De belangrijkste uitdagingen voor e-commercecontent en hoe je ze kunt oplossen
1. Voortdurend bijgewerkte content
E-tailers werken hun productcatalogi over het algemeen voortdurend bij, soms zelfs dagelijks. Telkens wanneer nieuwe producten worden geïntroduceerd of bijgewerkte versies beschikbaar worden gesteld, krijgen ze er meestal een nieuw stukje tekst bij.
Voor exploitanten van meertalige detailhandelsites geldt dat alle wijzigingen die op de oorspronkelijke site worden aangebracht, ook in de andere taalversies moeten worden doorgevoerd. Dit leidt tot een gestage maar mogelijk ongelijke stroom van grote en kleine tekstsegmenten die snel moeten worden vertaald en gepubliceerd.
In bijzonder moeilijke gevallen is het mogelijk dat een e-tailer slechts enkele van zijn landspecifieke sites wil bijwerken met nieuwe informatie, als bijvoorbeeld een product niet naar alle markten kan worden verzonden. Uiteraard is het ingewikkeld om ervoor te zorgen dat productinformatie wordt bijgewerkt waar en wanneer een e-tailer dat wil.
2. Complex exporteren en handmatige bestandsverwerking
Zonder een handige manier om nieuwe of bijgewerkte segmenten uit hun contentbeheersysteem te halen, nemen klanten vaak hun toevlucht tot een van de volgende twee dingen. Ze exporteren ofwel handmatig tekst door te kopiëren en te plakken van het CMS naar een Word- of Excel-document, ofwel exporteren ze alles wat ze hebben naar een database-indeling zoals .xml.
Geen van deze opties is ideaal. Kopiëren en plakken is tijdrovend en kan gemakkelijk leiden tot fouten, zoals het vergeten te kopiëren van informatie of, wanneer de vertalingen er eenmaal zijn, het plakken van informatie op de verkeerde plaats. Tekst in zijn geheel exporteren garandeerd dat er geen informatie onbedoeld wordt weggelaten, maar deze methode heeft weer andere nadelen. Het grootste nadeel is dat klanten doorgaans meer informatie versturen dan noodzakelijk is.
Als jouw vertaalpartner kunnen taaldienstverleners (LSP) natuurlijk vertaalgeheugens gebruiken om aanpassingen eruit te filteren en reeds vertaald materiaal uit te sluiten. Dit proces uitvoeren telkens als er een update is, kost echter meer tijd en geld, wat met een meer verfijnde aanpak kan worden vermeden.

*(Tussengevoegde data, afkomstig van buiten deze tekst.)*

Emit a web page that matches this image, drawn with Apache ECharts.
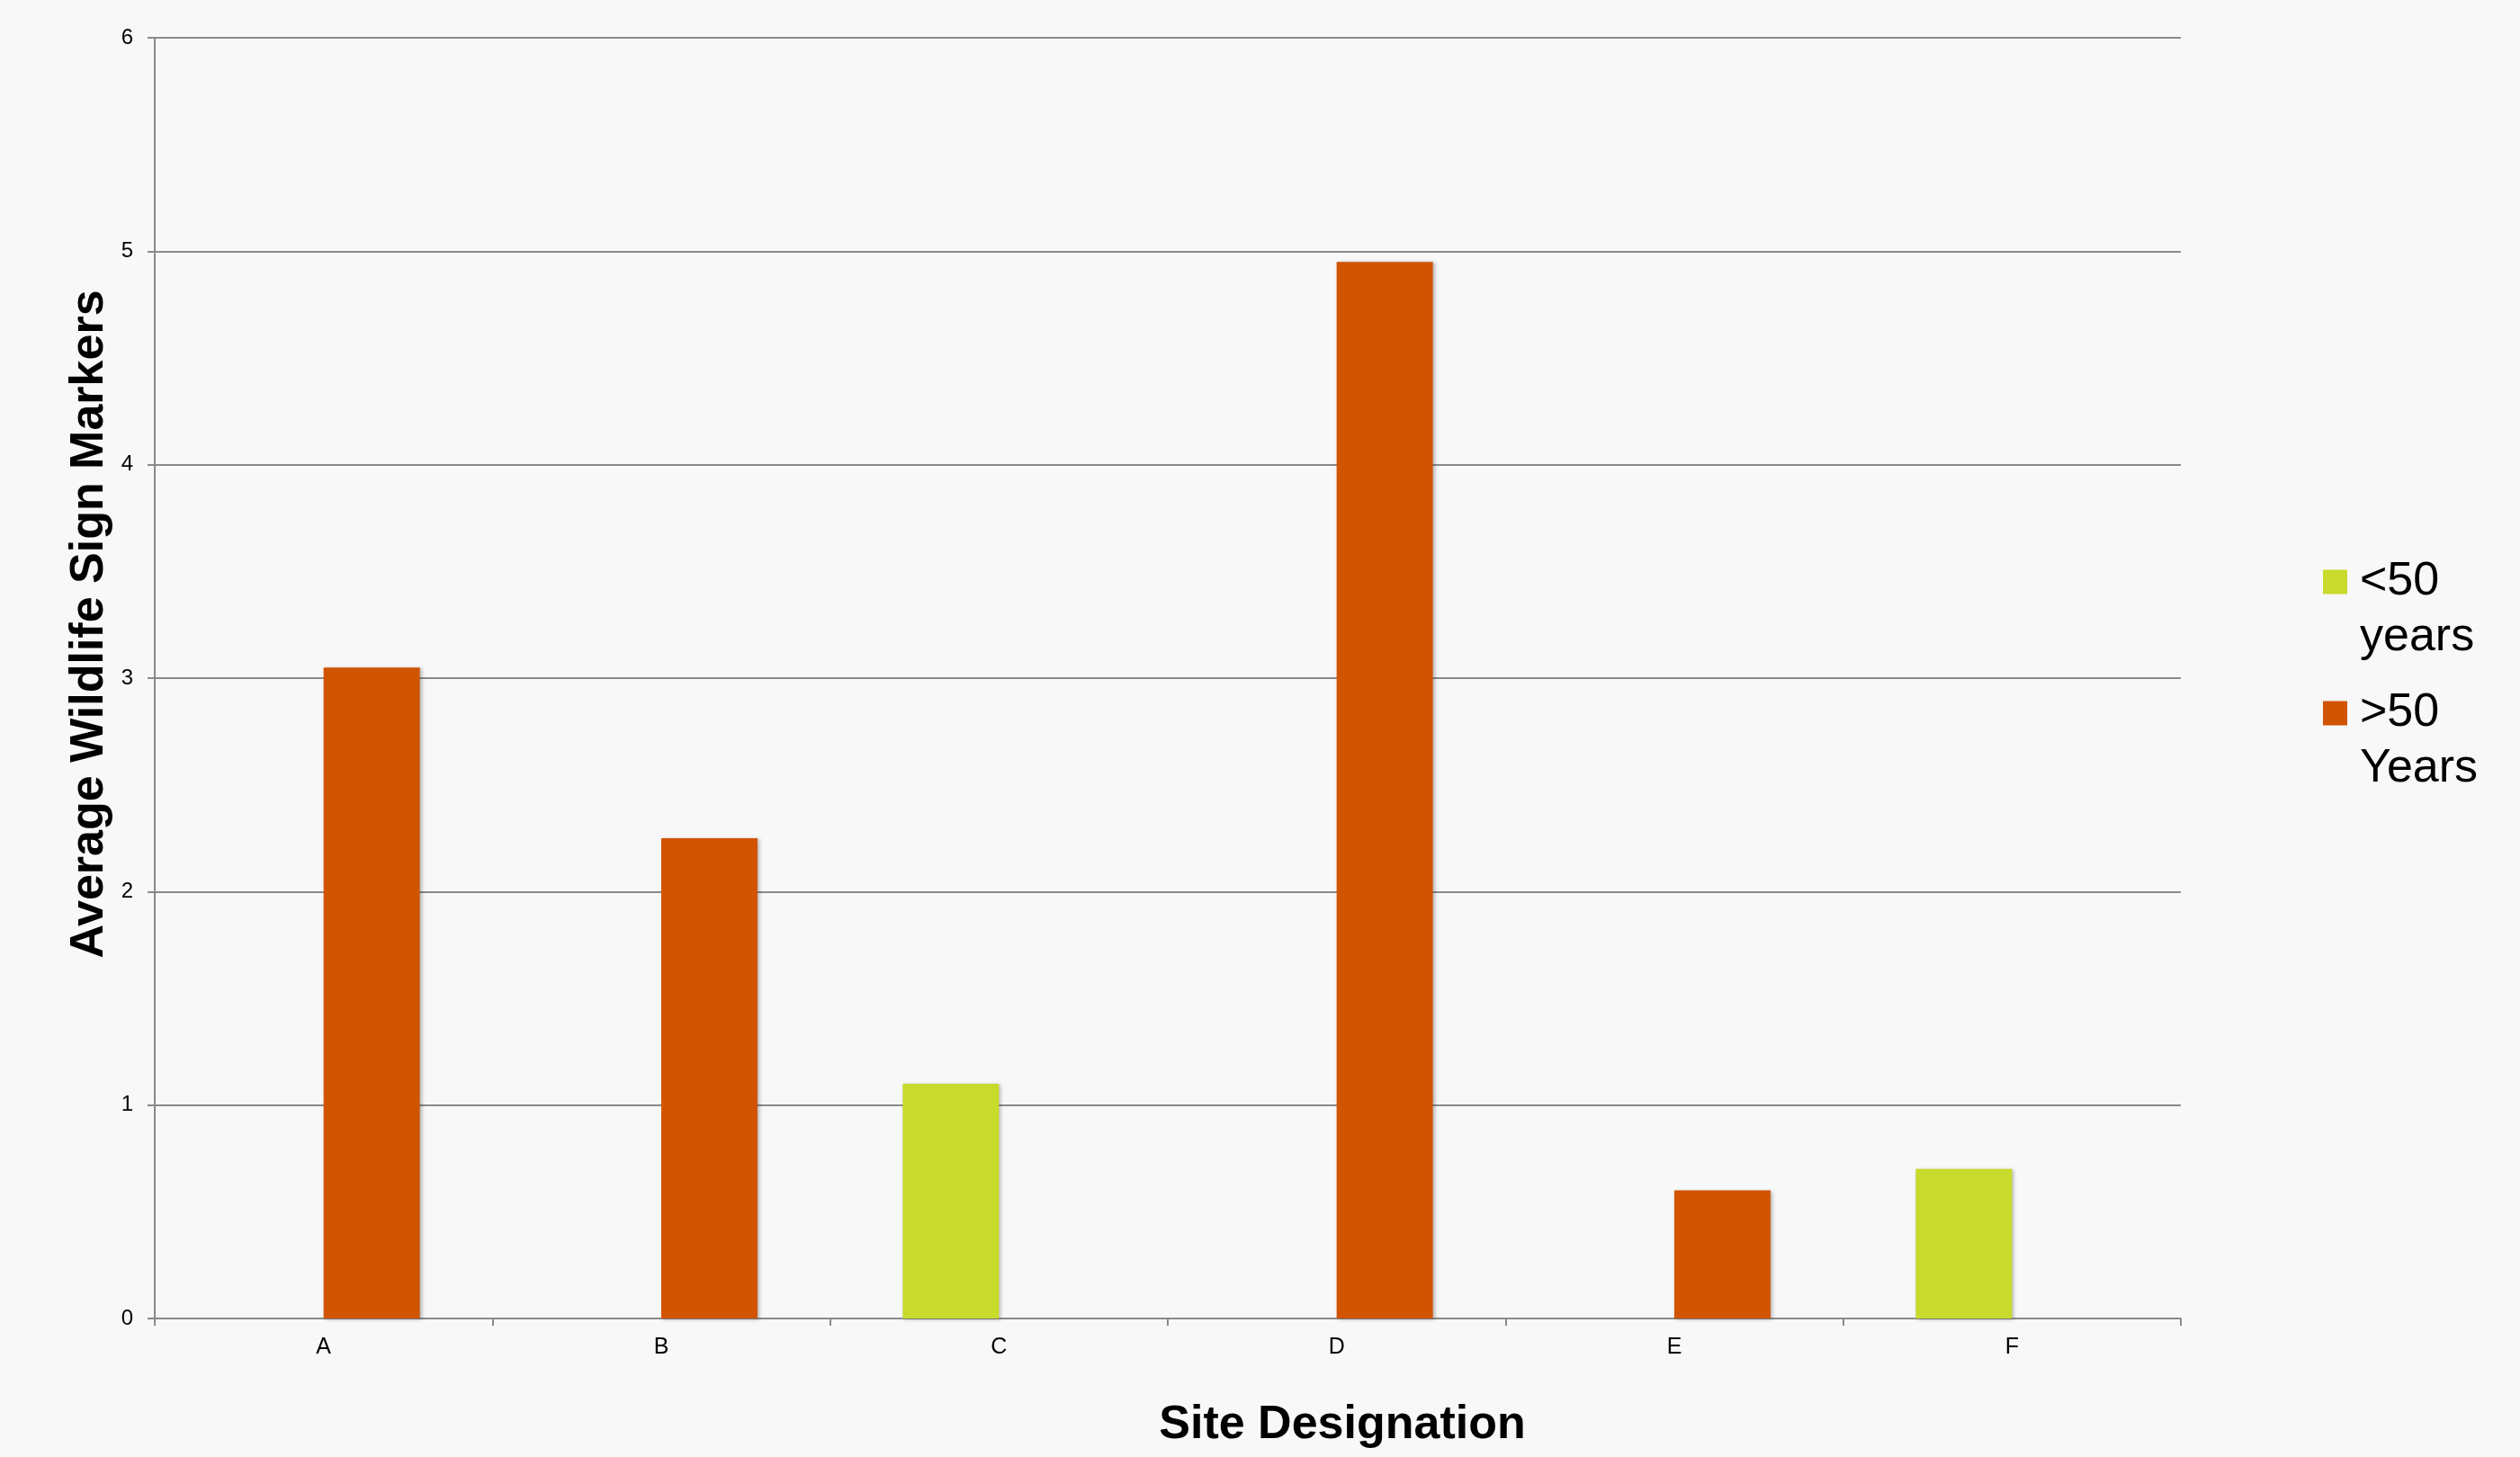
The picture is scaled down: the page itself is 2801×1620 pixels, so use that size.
<!DOCTYPE html>
<html>
<head>
<meta charset="utf-8">
<script src="https://cdn.jsdelivr.net/npm/echarts@6/dist/echarts.min.js"></script>
<style>
html,body{margin:0;padding:0;background:#f8f8f8;}
#chart{width:2801px;height:1620px;}
</style>
</head>
<body>
<div id="chart"></div>
<script>
const categories = ['A', 'B', 'C', 'D', 'E', 'F'];
const seriesNames = ['<50 years', '>50 Years'];
const under50 = [null, null, 1.1, null, null, 0.7];
const over50 = [3.05, 2.25, null, 4.95, 0.6, null];
const yTicks = [0, 1, 2, 3, 4, 5, 6];
const xTitle = 'Site Designation';
const yTitle = 'Average Wildlife Sign Markers';

const FONT = '"Liberation Sans", Arial, sans-serif';
const GREEN = '#c8da2b';
const ORANGE = '#d15400';
const AXIS = '#8a8a8a';

const chart = echarts.init(document.getElementById('chart'), null, {renderer: 'canvas'});

function legendFor(name, color, top) {
  return {
    data: [{name: name, icon: 'rect', itemStyle: {color: color}}],
    left: 2582,
    top: top,
    orient: 'vertical',
    padding: 0,
    itemWidth: 27,
    itemHeight: 27,
    itemGap: 14,
    selectedMode: false,
    formatter: n => '{t| }\n' + n.split(' ').map(p => '{t|' + p + '}').join('\n'),
    textStyle: {
      fontFamily: FONT,
      fontSize: 52,
      lineHeight: 62,
      color: '#000',
      rich: {
        t: {
          fontFamily: FONT,
          fontSize: 52,
          lineHeight: 62,
          color: '#000',
          padding: [0, 0, 0, 9]
        }
      }
    }
  };
}

const shadow = {
  shadowColor: 'rgba(0,0,0,0.28)',
  shadowBlur: 4,
  shadowOffsetX: 2,
  shadowOffsetY: 1
};

chart.setOption({
  backgroundColor: '#f8f8f8',
  animation: false,
  grid: {left: 172, top: 42, right: 377, bottom: 154, containLabel: false},
  legend: [
    legendFor(seriesNames[0], GREEN, 554),
    legendFor(seriesNames[1], ORANGE, 700)
  ],
  xAxis: {
    type: 'category',
    data: categories,
    axisLine: {show: true, lineStyle: {color: AXIS, width: 2}},
    axisTick: {show: true, length: 8, lineStyle: {color: AXIS, width: 2}},
    axisLabel: {fontFamily: FONT, fontSize: 25, color: '#000', margin: 20}
  },
  yAxis: {
    type: 'value',
    min: yTicks[0],
    max: yTicks[yTicks.length - 1],
    interval: 1,
    axisLine: {show: true, lineStyle: {color: AXIS, width: 2}},
    axisTick: {show: true, length: 8, lineStyle: {color: AXIS, width: 2}},
    splitLine: {show: true, lineStyle: {color: AXIS, width: 2}},
    axisLabel: {fontFamily: FONT, fontSize: 24, color: '#000', margin: 24}
  },
  series: [
    {
      name: seriesNames[0],
      type: 'bar',
      data: under50,
      barWidth: '28.5%',
      barGap: '0%',
      itemStyle: Object.assign({color: GREEN}, shadow)
    },
    {
      name: seriesNames[1],
      type: 'bar',
      data: over50,
      barWidth: '28.5%',
      barGap: '0%',
      itemStyle: Object.assign({color: ORANGE}, shadow)
    }
  ],
  graphic: [
    {
      type: 'text',
      x: 100,
      y: 694,
      rotation: Math.PI / 2,
      style: {
        text: yTitle,
        fontFamily: FONT,
        fontSize: 52,
        fontWeight: 'bold',
        fill: '#000',
        align: 'center',
        verticalAlign: 'middle'
      }
    },
    {
      type: 'text',
      x: 1492,
      y: 1585,
      style: {
        text: xTitle,
        fontFamily: FONT,
        fontSize: 52,
        fontWeight: 'bold',
        fill: '#000',
        align: 'center',
        verticalAlign: 'middle'
      }
    }
  ]
});
</script>
</body>
</html>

Al met al is het handmatige proces tijdrovend, omslachtig en niet de meest kostenefficiënte manier van werken.
3. Chaos bij contentversiebeheer
Een ander nadeel van handmatige export is dat er vaak verwarring ontstaat wanneer bestanden via e-mail heen en weer moeten worden gestuurd, wat leidt tot problemen met betrekking tot zowel het bijhouden van versies als de blootstelling aan veiligheidsrisico's.
Als voor de vertaling en lokalisatie van meertalige websites verschillende vertaalbureaus worden gebruikt, neemt dit probleem exponentieel toe.
Voeg daar het validatieproces aan toe waarbij interne validators feedback moeten sturen naar de verschillende bedrijven, en je staat voor een ware uitdaging.